We include a scalar potential in the form of checkerboard \({{{{\boldsymbol{{{{\mathcal{H}}}}}}}}}_{{{{\rm{ST}}}}}={{{{\rm{V}}}}}_{{{{\rm{s}}}}}{\sum }_{ij\sigma }{(-1)}^{i+j}{{{{\bf{c}}}}}_{ij,\sigma }^{{\dagger} }{{{{\bf{c}}}}}_{ij,\sigma }\) that preserves the time-reversal and inversion symmetries.
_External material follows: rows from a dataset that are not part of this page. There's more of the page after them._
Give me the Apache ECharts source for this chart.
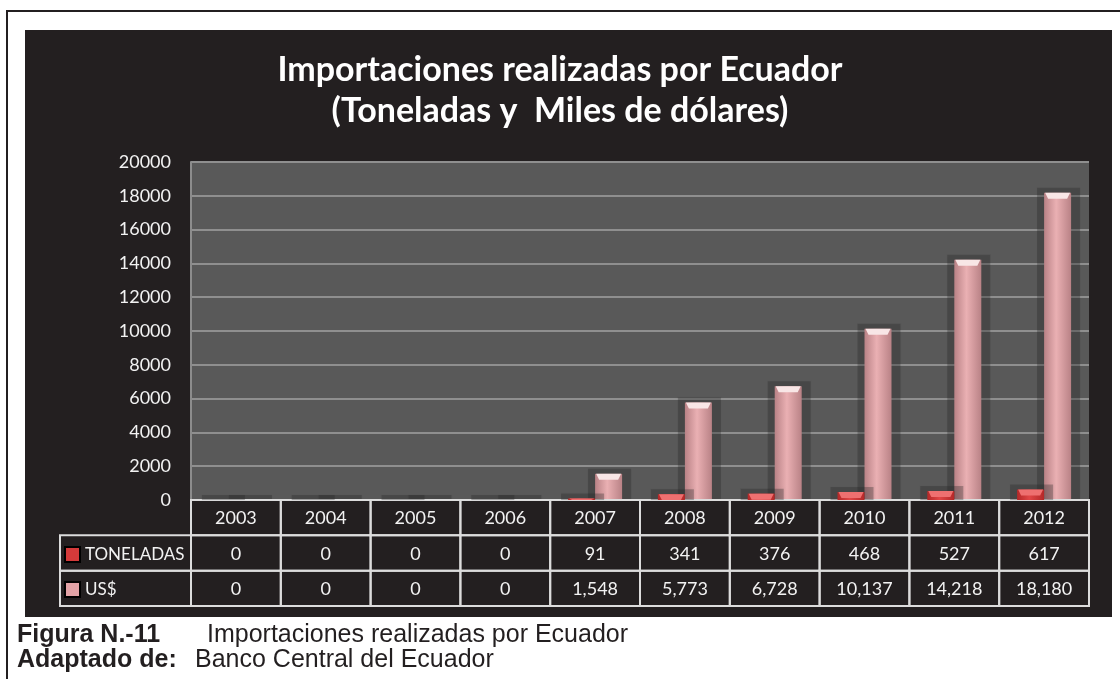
<!DOCTYPE html>
<html>
<head>
<meta charset="utf-8">
<script src="https://cdn.jsdelivr.net/npm/echarts@6/dist/echarts.min.js"></script>
<style>
  html, body { margin: 0; padding: 0; background: #fff; }
  #main { width: 1120px; height: 679px; }
</style>
</head>
<body>
<div id="main"></div>
<script>
// datos
const years = ['2003', '2004', '2005', '2006', '2007', '2008', '2009', '2010', '2011', '2012']
const toneladas = [0, 0, 0, 0, 91, 341, 376, 468, 527, 617]
const usd = [0, 0, 0, 0, 1548, 5773, 6728, 10137, 14218, 18180]
const seriesNames = ['TONELADAS', 'US$']
const tableRows = ['Año', 'TONELADAS', 'US$']

const FONT = 'Lato, "Open Sans", sans-serif'
const fmt = v => v.toLocaleString('en-US')

// barra con su "caja" de sombra y tapa clara arriba
function barRender(side, edge, mid, cap) {
  return function (params, api) {
    const i = api.value(0)
    const v = api.value(1)
    const top = api.coord([i, v])
    const base = api.coord([i, 0])
    const band = api.size([1, 0])[0]
    const w = Math.round(band * 0.3)
    const x = side === 0 ? base[0] - w : base[0]
    const h = base[1] - top[1]
    const children = [{
      type: 'rect',
      shape: { x: x - 7, y: top[1] - 5, width: w + 16, height: h + 5 },
      style: { fill: 'rgba(40,40,40,0.3)', shadowBlur: 2, shadowColor: 'rgba(0,0,0,0.15)' }
    }]
    if (h > 0.5) {
      children.push({
        type: 'rect',
        shape: { x: x, y: top[1], width: w, height: h },
        style: {
          fill: new echarts.graphic.LinearGradient(0, 0, 1, 0, [
            { offset: 0, color: edge },
            { offset: 0.45, color: mid },
            { offset: 1, color: edge }
          ])
        }
      })
      const ch = Math.min(6, h)
      children.push({
        type: 'polygon',
        shape: { points: [[x + 1, top[1]], [x + w - 1, top[1]], [x + w - 4, top[1] + ch], [x + 4, top[1] + ch]] },
        style: { fill: cap }
      })
    }
    return { type: 'group', children: children }
  }
}

// celdas de la tabla de datos
const tableData = []
years.forEach((y, i) => {
  tableData.push([i, 0, y])
  tableData.push([i, 1, fmt(toneladas[i])])
  tableData.push([i, 2, fmt(usd[i])])
})
tableData.push([-1, 1, ''], [-1, 2, ''])

function cellRender(params, api) {
  const col = api.value(0)
  const row = api.value(1)
  const cs = params.coordSys
  const size = api.size([1, 1])
  const c = api.coord([Math.max(col, 0), row])
  let x = c[0] - size[0] / 2
  let w = size[0]
  if (col < 0) {
    x = cs.x - 131
    w = 131
  }
  const y = c[1] - size[1] / 2
  return {
    type: 'group',
    children: [{
      type: 'rect',
      shape: { x: x, y: y, width: w, height: size[1] },
      style: { fill: 'none', stroke: '#dcdcdc', lineWidth: 2 }
    }, {
      type: 'text',
      style: {
        x: x + w / 2,
        y: y + size[1] / 2 + 1,
        text: tableData[params.dataIndex][2],
        align: 'center',
        verticalAlign: 'middle',
        fill: '#f2f2f2',
        font: '18px ' + FONT
      }
    }]
  }
}

const myChart = echarts.init(document.getElementById('main'))

const option = {
  backgroundColor: '#ffffff',
  animation: false,
  title: {
    text: 'Importaciones realizadas por Ecuador\n(Toneladas y  Miles de dólares)',
    left: 'center',
    top: 45,
    textStyle: {
      color: '#ffffff',
      fontFamily: FONT,
      fontWeight: 'bold',
      fontSize: 34,
      lineHeight: 41
    }
  },
  legend: {
    orient: 'vertical',
    left: 64,
    top: 546,
    padding: 0,
    itemWidth: 15,
    itemHeight: 15,
    itemGap: 18,
    selectedMode: false,
    textStyle: { color: '#f2f2f2', fontSize: 17, fontFamily: FONT },
    data: [
      { name: seriesNames[0], icon: 'rect', itemStyle: { borderColor: '#000', borderWidth: 2 } },
      { name: seriesNames[1], icon: 'rect', itemStyle: { borderColor: '#000', borderWidth: 2 } }
    ]
  },
  graphic: [{
    type: 'polyline',
    z: -100,
    shape: { points: [[7, 679], [7, 11], [1120, 11]] },
    style: { stroke: '#231f20', lineWidth: 2, fill: 'none' }
  }, {
    type: 'rect',
    z: -100,
    shape: { x: 25, y: 30, width: 1087, height: 587 },
    style: { fill: '#231f20' }
  }, {
    type: 'text',
    left: 17,
    top: 623,
    style: { text: 'Figura N.-11', fill: '#231f20', font: 'bold 25px "Liberation Sans", Arial, sans-serif' }
  }, {
    type: 'text',
    left: 207,
    top: 623,
    style: { text: 'Importaciones realizadas por Ecuador', fill: '#231f20', font: '25px "Liberation Sans", Arial, sans-serif' }
  }, {
    type: 'text',
    left: 17,
    top: 648,
    style: { text: 'Adaptado de:', fill: '#231f20', font: 'bold 25px "Liberation Sans", Arial, sans-serif' }
  }, {
    type: 'text',
    left: 195,
    top: 648,
    style: { text: 'Banco Central del Ecuador', fill: '#231f20', font: '25px "Liberation Sans", Arial, sans-serif' }
  }],
  grid: [{
    left: 191,
    right: 31,
    top: 162,
    bottom: 179,
    show: true,
    backgroundColor: '#595959',
    borderWidth: 0
  }, {
    left: 191,
    right: 31,
    top: 500,
    bottom: 73
  }],
  xAxis: [{
    type: 'category',
    gridIndex: 0,
    data: years,
    axisLine: { show: false },
    axisTick: { show: false },
    axisLabel: { show: false }
  }, {
    type: 'category',
    gridIndex: 1,
    data: years,
    show: false
  }],
  yAxis: [{
    type: 'value',
    gridIndex: 0,
    min: 0,
    max: 20000,
    interval: 2000,
    axisLine: { show: true, lineStyle: { color: '#8c8c8c', width: 2 } },
    axisTick: { show: false },
    axisLabel: { color: '#f2f2f2', fontSize: 18, fontFamily: FONT, margin: 20, formatter: v => String(v) },
    splitLine: { lineStyle: { color: '#8f8f8f', width: 2 } }
  }, {
    type: 'category',
    gridIndex: 1,
    data: tableRows,
    inverse: true,
    show: false
  }],
  series: [{
    name: seriesNames[1],
    type: 'custom',
    xAxisIndex: 0,
    yAxisIndex: 0,
    z: 2,
    itemStyle: { color: '#e2a2a6' },
    renderItem: barRender(1, '#b98286', '#eab0b3', '#f8e6e6'),
    data: usd.map((v, i) => [i, v])
  }, {
    name: seriesNames[0],
    type: 'custom',
    xAxisIndex: 0,
    yAxisIndex: 0,
    z: 3,
    itemStyle: { color: '#d43a3a' },
    renderItem: barRender(0, '#b42828', '#e04646', '#ee7070'),
    data: toneladas.map((v, i) => [i, v])
  }, {
    name: 'tabla',
    type: 'custom',
    xAxisIndex: 1,
    yAxisIndex: 1,
    silent: true,
    renderItem: cellRender,
    data: tableData
  }]
}

option && myChart.setOption(option)
</script>
</body>
</html>
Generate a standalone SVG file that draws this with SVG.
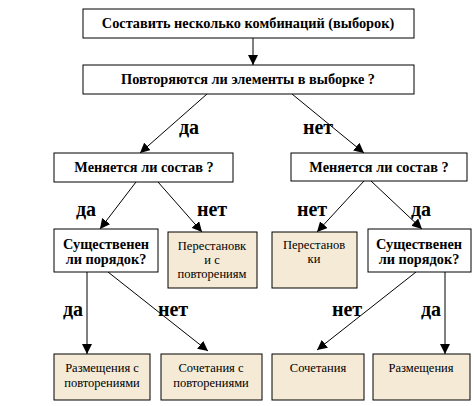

Finally, parity breaking terms are added for each direction y: \({{{{\boldsymbol{{{{\mathcal{H}}}}}}}}}_{{{{\rm{PB}}}}}^{y}={{{{\rm{V}}}}}_{{{{\rm{d}}}}}^{{{{\rm{y}}}}}{\sum }_{ij\sigma }{(-1)}^{j}{{{{\bf{c}}}}}_{ij,\sigma }^{{\dagger} }{{{{\bf{c}}}}}_{ij,\sigma }\), and x: \({{{{\boldsymbol{{{{\mathcal{H}}}}}}}}}_{{{{\rm{PB}}}}}^{x}={{{{\rm{V}}}}}_{{{{\rm{d}}}}}^{{{{\rm{x}}}}}{\sum }_{ij\sigma }{(-1)}^{i}{{{{\bf{c}}}}}_{ij,\sigma }^{{\dagger} }{{{{\bf{c}}}}}_{ij,\sigma }\).

Topology and polarization

A topological phase transition associated with the 2D Zak phase occurs when w = u as shown by the analysis in refs. 32,58 (see Supplementary Fig. 1 for the application of this analysis to the model at hand). This transition is quantified by the 2D extended Zak phase, which also represents the wave polarization, and is given by Eq. (3)44.